Sobre as recentes eleições
intercalares nas Filipinas, das quais poderá sair o reforço à
institucionalização da promessa de Duterte em restaurar a pena de morte e em
reformar a Constituição filipina, Ressa mostrou-se desapontada com os
resultados preliminares.
"Pela primeira vez desde
1937, nenhum candidato da oposição obteve um assento no Senado", lamentou,
referindo-se à contagem parcial e ainda não oficial dos resultados, cujo
escrutínio já ronda os 98%.
"É um referendo à
popularidade" de Duterte, um Presidente "muito popular" e
"muito forte", que só pode ficar no poder se, tal como já prometeu,
reformar a Constituição filipina.
Sem um assento da oposição no
Senado, essa possibilidade tornar-se ia mais real, já que o Senado "foi o
único órgão que desde a eleição de Duterte pôs um travão a algumas das
iniciativas presidenciais mais controversas, como a pena de morte",
lembrou.
Se Duterte consolidar o poder,
Ressa só vê uma saída, a colaboração ativa entre jornalistas e ativistas para
"proteger os direitos ainda garantidos pela Constituição".
"Ao olhar para os
resultados, questiono os nossos valores. Demos luz verde a uma brutal guerra
contra as drogas, que já matou, segundo a ONU, 270.000 filipinos desde julho de
2016" questionou.
"Queremos que os nossos
filhos se tornem misóginos e sexistas? Porque é isso que o nosso Presidente
faz", frisou, debruçando-se sobre o "enorme poder dos líderes"
mundiais, dando o exemplo do Presidente norte-americano, Donald Trump, e da
primeira-ministra neozelandesa, Jacinda Arden.
Não obstante, Ressa apontou uma
qualidade ao chefe de Estado filipino: a adesão às urnas em 2016.

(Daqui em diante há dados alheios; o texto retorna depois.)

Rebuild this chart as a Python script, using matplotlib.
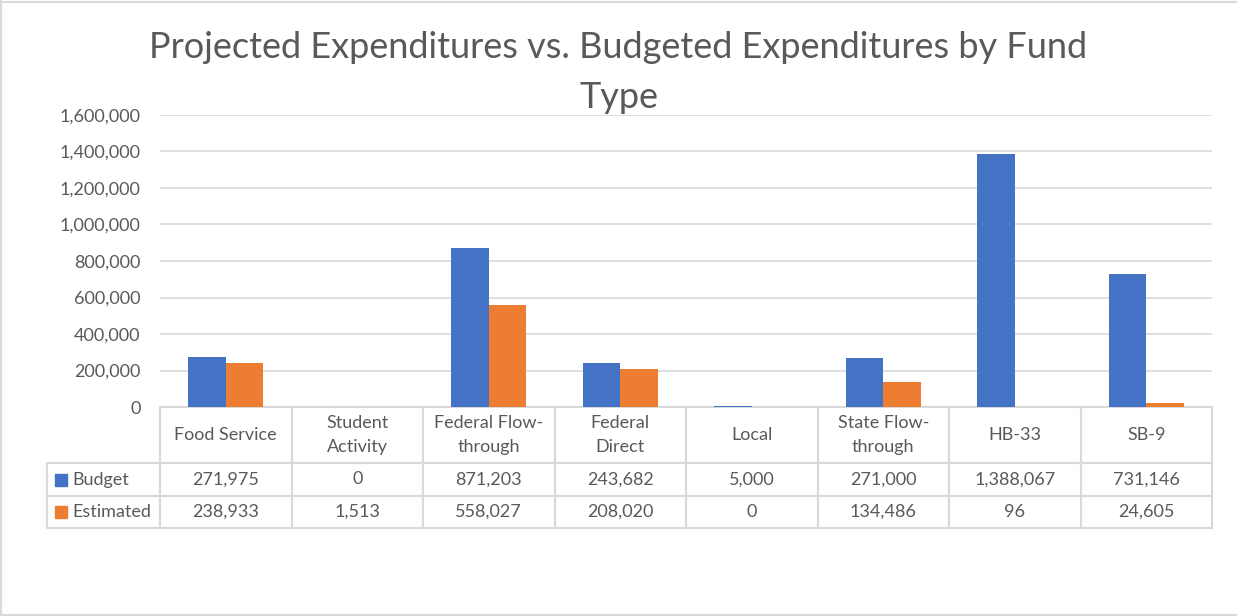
import matplotlib.pyplot as plt
from matplotlib.table import Table
from matplotlib.patches import Rectangle
from matplotlib.lines import Line2D
import numpy as np

categories = ["Food Service", "Student\nActivity", "Federal Flow-\nthrough", "Federal\nDirect",
              "Local", "State Flow-\nthrough", "HB-33", "SB-9"]
budget = [271975, 0, 871203, 243682, 5000, 271000, 1388067, 731146]
estimated = [238933, 1513, 558027, 208020, 0, 134486, 96, 24605]
series_names = ["Budget", "Estimated"]
yticks = [0, 200000, 400000, 600000, 800000, 1000000, 1200000, 1400000, 1600000]

BLUE = '#4472C4'
ORANGE = '#ED7D31'
TXT = '#595959'
GRID = '#D9D9D9'
W, H = 1237, 616
FS = 13

plt.rcParams['font.family'] = ['Lato', 'DejaVu Sans']

fig = plt.figure(figsize=(W / 100, H / 100), dpi=100)


def fx(px):
    return px / W


def fy(py):
    return 1 - py / H


# plot area in pixels of the reference
left, right, top, bottom = 160, 1212, 115, 407
ax = fig.add_axes([fx(left), fy(bottom), fx(right - left), (bottom - top) / H])

x = np.arange(len(categories))
bw = 0.285
ax.bar(x - bw / 2, budget, bw, color=BLUE, zorder=2)
ax.bar(x + bw / 2, estimated, bw, color=ORANGE, zorder=2)

ax.set_xlim(-0.5, len(categories) - 0.5)
ax.set_ylim(0, 1600000)
ax.set_yticks(yticks)
ax.set_yticklabels([f"{v:,}" for v in yticks])
ax.set_xticks([])
ax.tick_params(axis='y', length=0, pad=14, labelsize=FS, labelcolor=TXT)
ax.yaxis.grid(True, color=GRID, lw=1.2, zorder=0)
for s in ax.spines.values():
    s.set_visible(False)

# data table under the plot (column 0 holds the series names)
tab_left, tab_bottom = 47, 528
tbl = Table(ax, bbox=[(tab_left - left) / (right - left), -(tab_bottom - bottom) / (bottom - top),
                      (right - tab_left) / (right - left), (tab_bottom - bottom) / (bottom - top)])
lab_w, col_w = 113 / 1000, 131.5 / 1000
row_h = [56 / 1000, 33 / 1000, 32 / 1000]
for j, cat in enumerate(categories):
    tbl.add_cell(0, j + 1, col_w, row_h[0], text=cat, loc='center')
for i, vals in enumerate([budget, estimated]):
    tbl.add_cell(i + 1, 0, lab_w, row_h[i + 1], text='', loc='left')
    for j, v in enumerate(vals):
        tbl.add_cell(i + 1, j + 1, col_w, row_h[i + 1], text=f"{v:,}", loc='center')
tbl.auto_set_font_size(False)
tbl.set_fontsize(FS)
for cell in tbl.get_celld().values():
    cell.set_edgecolor(GRID)
    cell.set_linewidth(1.5)
    cell.get_text().set_color(TXT)
    cell.get_text().set_linespacing(1.65)
ax.add_table(tbl)

# legend keys in the label column
row_centers = [479.5, 512]
for name, color, yc in zip(series_names, [BLUE, ORANGE], row_centers):
    fig.patches.append(Rectangle((fx(55), fy(yc + 6)), fx(12), 12 / H, color=color,
                                 transform=fig.transFigure))
    fig.text(fx(72), fy(yc), name, ha='left', va='center', fontsize=FS, color=TXT)

fig.text(0.5, fy(47), "Projected Expenditures vs. Budgeted Expenditures by Fund",
         ha='center', va='center', fontsize=26, color=TXT)
fig.text(0.5, fy(97), "Type", ha='center', va='center', fontsize=26, color=TXT)

# outer chart border
for xs, ys in [((0.0008, 0.0008), (0, 1)), ((0, 1), (fy(1.5), fy(1.5))), ((0, 1), (fy(614.5), fy(614.5)))]:
    fig.lines.append(Line2D(xs, ys, color=GRID, lw=1.5, transform=fig.transFigure))

fig.savefig('out.png', dpi=100, facecolor='white')
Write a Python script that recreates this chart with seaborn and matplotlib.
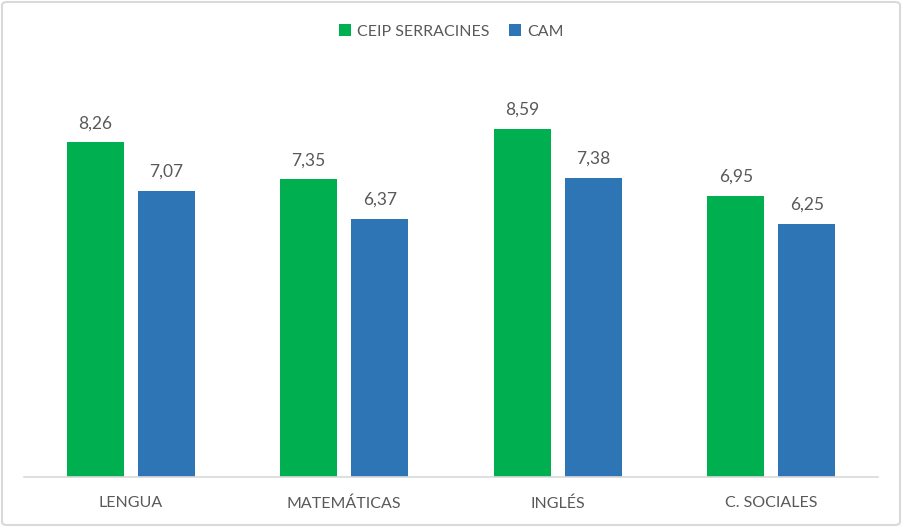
import matplotlib
matplotlib.use("Agg")
import matplotlib.pyplot as plt
import seaborn as sns
import pandas as pd
from matplotlib.patches import FancyBboxPatch

categories = ["LENGUA", "MATEMÁTICAS", "INGLÉS", "C. SOCIALES"]
series_names = ["CEIP SERRACINES", "CAM"]
ceip_values = [8.26, 7.35, 8.59, 6.95]
cam_values = [7.07, 6.37, 7.38, 6.25]
colors = ["#00B050", "#2E75B6"]

df = pd.DataFrame({
    "cat": categories * 2,
    "serie": [series_names[0]] * 4 + [series_names[1]] * 4,
    "val": ceip_values + cam_values,
})

sns.set_theme(style="white")
plt.rcParams['font.family'] = ['Lato', 'DejaVu Sans']
txt = "#595959"

fig = plt.figure(figsize=(9.02, 5.27), dpi=100)
ax = fig.add_axes([24/902, 50/527, 854/902, 405/527])
sns.barplot(data=df, x="cat", y="val", hue="serie", palette=colors,
            width=0.666, gap=0.2, ax=ax, saturation=1, legend=True, linewidth=0)
ax.set_ylim(0, 10)
ax.set_xlim(-0.5, 3.5)
ax.set_xlabel("")
ax.set_ylabel("")
ax.set_yticks([])
for s in ["top", "right", "left"]:
    ax.spines[s].set_visible(False)
ax.spines["bottom"].set_color("#D9D9D9")
ax.spines["bottom"].set_linewidth(1.2)
ax.tick_params(axis="x", length=0, pad=14, labelsize=11.5, labelcolor=txt)

for cont in ax.containers:
    ax.bar_label(cont, labels=[f"{v:.2f}".replace(".", ",") for v in cont.datavalues],
                 padding=8, fontsize=12.5, color=txt)

leg = ax.legend(loc="upper center", bbox_to_anchor=(0.5, (527-10)/527), bbox_transform=fig.transFigure,
                ncol=2, frameon=False, fontsize=11.5, handlelength=0.75, handleheight=0.75,
                columnspacing=1.2, handletextpad=0.4)
for t in leg.get_texts():
    t.set_color(txt)

border = FancyBboxPatch((2/902, 2/527), 898/902, 523/527, boxstyle="round,pad=0,rounding_size=0.006",
                        transform=fig.transFigure, fill=False, edgecolor="#D9D9D9", linewidth=1.5)
fig.patches.append(border)

fig.savefig("out.png", dpi=100)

Já na sessão de perguntas e
respostas, Maria Ressa, que se tornou na Ásia e um pouco por todo o mundo um
símbolo da liberdade de expressão e da luta contra as 'fake news', sublinhou
que a "única arma" de um jornalista "é contar a verdade".
"Eu escrevo notícias. Não
quero ser a notícia. Mas, ao mesmo tempo, quando os meus direitos são violados,
isso dá-me força (...) e não queria que o facto de ser jornalista implicasse
não erguer a minha voz", defendeu.
"Ainda podemos vencer esta
batalha. Ainda podemos proteger a democracia", disse.